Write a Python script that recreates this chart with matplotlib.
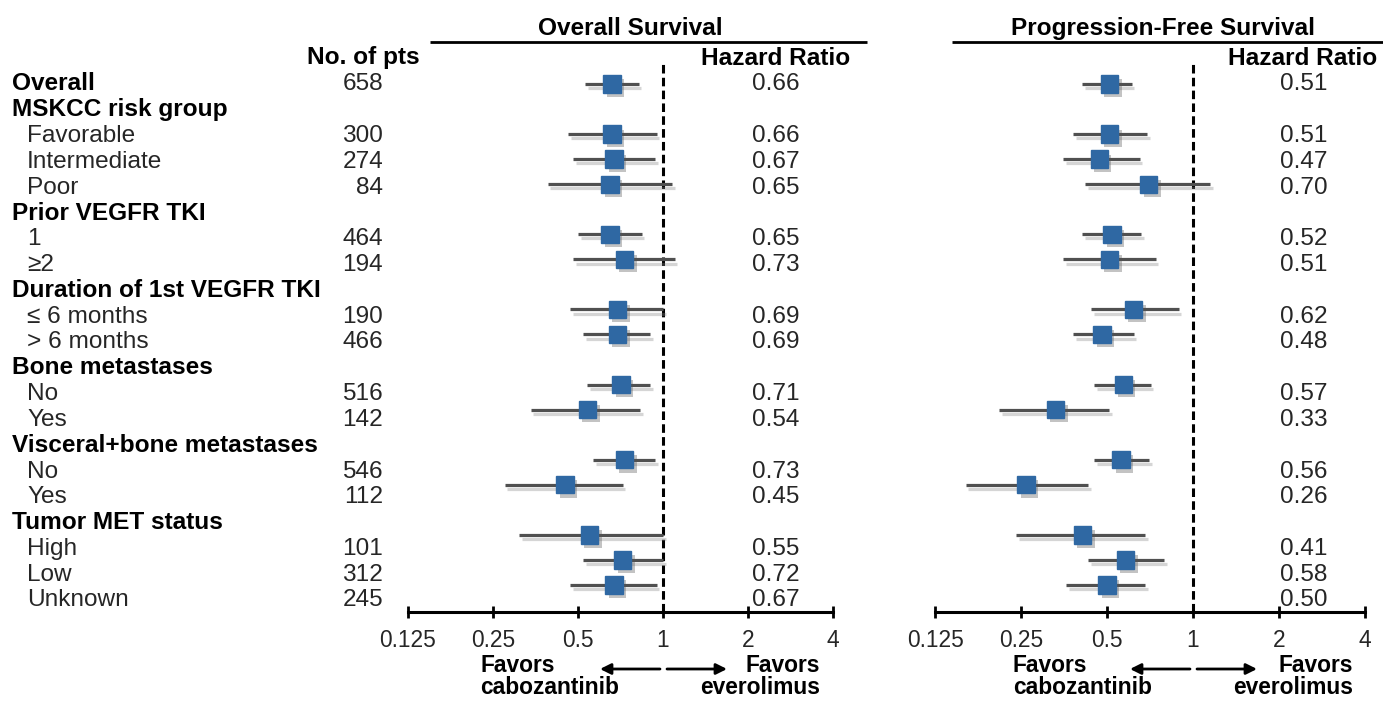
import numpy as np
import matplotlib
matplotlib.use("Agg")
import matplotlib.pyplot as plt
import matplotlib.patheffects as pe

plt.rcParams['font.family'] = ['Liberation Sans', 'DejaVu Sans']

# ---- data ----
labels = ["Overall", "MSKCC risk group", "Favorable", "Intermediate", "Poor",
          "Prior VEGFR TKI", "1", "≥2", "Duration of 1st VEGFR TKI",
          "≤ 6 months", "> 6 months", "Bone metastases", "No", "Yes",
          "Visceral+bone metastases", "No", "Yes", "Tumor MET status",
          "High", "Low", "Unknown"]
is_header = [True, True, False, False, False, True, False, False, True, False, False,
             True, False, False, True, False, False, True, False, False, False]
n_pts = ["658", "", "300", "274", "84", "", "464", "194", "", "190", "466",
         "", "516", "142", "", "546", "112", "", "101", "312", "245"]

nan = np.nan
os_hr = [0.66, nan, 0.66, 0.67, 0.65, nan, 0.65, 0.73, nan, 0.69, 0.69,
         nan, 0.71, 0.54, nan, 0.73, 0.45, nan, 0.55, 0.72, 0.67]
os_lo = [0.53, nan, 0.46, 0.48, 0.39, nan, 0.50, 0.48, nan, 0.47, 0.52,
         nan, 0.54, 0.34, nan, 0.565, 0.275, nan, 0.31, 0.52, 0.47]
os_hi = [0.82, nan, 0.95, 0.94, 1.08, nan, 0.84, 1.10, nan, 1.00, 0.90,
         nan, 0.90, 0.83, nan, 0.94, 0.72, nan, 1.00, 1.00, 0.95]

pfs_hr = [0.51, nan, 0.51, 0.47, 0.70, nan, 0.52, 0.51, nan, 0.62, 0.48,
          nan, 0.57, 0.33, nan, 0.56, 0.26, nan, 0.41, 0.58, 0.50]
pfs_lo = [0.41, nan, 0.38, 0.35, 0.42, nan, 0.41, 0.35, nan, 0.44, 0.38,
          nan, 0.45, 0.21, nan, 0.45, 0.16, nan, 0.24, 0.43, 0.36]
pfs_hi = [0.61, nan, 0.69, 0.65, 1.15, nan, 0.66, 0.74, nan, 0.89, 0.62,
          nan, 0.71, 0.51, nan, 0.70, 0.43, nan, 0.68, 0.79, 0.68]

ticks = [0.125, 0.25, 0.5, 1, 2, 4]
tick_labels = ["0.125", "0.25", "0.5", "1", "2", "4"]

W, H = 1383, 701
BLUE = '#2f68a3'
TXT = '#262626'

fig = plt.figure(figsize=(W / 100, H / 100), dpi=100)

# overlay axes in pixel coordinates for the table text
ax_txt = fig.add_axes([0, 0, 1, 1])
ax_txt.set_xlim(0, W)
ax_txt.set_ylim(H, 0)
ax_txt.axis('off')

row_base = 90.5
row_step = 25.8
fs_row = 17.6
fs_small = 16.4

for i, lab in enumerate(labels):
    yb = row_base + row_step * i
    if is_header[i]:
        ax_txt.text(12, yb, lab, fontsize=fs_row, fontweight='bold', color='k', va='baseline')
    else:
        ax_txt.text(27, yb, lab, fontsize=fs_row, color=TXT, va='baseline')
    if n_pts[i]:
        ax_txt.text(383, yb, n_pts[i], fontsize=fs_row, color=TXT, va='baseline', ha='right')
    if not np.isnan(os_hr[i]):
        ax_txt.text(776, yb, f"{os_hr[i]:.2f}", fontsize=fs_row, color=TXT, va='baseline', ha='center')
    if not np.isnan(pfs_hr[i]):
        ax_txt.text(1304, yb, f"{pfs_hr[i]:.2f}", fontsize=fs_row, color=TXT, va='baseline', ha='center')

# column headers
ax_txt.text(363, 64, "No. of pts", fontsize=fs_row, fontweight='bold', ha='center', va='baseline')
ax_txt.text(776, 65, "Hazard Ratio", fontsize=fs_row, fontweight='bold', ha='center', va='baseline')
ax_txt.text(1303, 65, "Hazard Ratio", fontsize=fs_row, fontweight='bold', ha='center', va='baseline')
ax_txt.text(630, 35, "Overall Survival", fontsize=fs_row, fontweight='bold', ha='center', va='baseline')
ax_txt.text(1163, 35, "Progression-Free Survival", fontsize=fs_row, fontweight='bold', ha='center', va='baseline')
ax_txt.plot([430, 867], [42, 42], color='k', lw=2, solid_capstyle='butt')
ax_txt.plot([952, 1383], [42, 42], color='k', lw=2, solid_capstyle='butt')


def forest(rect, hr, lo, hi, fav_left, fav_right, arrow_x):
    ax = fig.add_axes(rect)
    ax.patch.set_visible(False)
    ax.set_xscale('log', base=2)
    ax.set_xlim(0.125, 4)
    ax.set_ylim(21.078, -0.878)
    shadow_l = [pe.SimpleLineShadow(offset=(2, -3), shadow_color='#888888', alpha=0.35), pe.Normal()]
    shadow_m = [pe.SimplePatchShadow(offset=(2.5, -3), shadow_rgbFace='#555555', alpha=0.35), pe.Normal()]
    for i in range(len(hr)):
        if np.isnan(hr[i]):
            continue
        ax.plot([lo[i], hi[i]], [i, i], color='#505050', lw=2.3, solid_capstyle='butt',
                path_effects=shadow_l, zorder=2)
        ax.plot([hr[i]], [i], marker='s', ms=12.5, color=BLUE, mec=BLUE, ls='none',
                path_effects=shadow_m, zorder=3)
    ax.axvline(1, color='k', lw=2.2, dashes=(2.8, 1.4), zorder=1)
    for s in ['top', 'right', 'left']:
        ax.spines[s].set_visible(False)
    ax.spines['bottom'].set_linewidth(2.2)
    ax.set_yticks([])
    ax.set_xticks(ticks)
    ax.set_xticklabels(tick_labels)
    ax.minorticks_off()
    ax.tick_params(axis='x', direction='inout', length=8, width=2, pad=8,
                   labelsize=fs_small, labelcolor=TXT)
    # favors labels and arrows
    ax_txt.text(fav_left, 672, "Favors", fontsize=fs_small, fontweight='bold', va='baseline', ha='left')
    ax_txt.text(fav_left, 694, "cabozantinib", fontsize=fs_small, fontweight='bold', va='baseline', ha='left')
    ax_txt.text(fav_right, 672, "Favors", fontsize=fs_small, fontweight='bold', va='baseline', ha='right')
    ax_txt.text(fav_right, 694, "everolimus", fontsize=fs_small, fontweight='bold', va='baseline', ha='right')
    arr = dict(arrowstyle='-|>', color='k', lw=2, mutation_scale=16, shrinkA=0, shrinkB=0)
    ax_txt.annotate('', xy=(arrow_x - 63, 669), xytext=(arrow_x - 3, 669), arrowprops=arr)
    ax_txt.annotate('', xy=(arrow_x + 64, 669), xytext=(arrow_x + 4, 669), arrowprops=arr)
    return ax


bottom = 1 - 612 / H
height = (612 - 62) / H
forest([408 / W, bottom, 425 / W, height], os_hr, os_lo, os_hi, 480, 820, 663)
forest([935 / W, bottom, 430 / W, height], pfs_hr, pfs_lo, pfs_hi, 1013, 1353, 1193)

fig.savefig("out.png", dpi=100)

──────────

:: Task statement ::
Lines containing the word "matplotlib" must all be returned from the material above.

:: Solution ::
Write a Python script that recreates this chart with matplotlib.
import matplotlib
matplotlib.use("Agg")
import matplotlib.pyplot as plt
import matplotlib.patheffects as pe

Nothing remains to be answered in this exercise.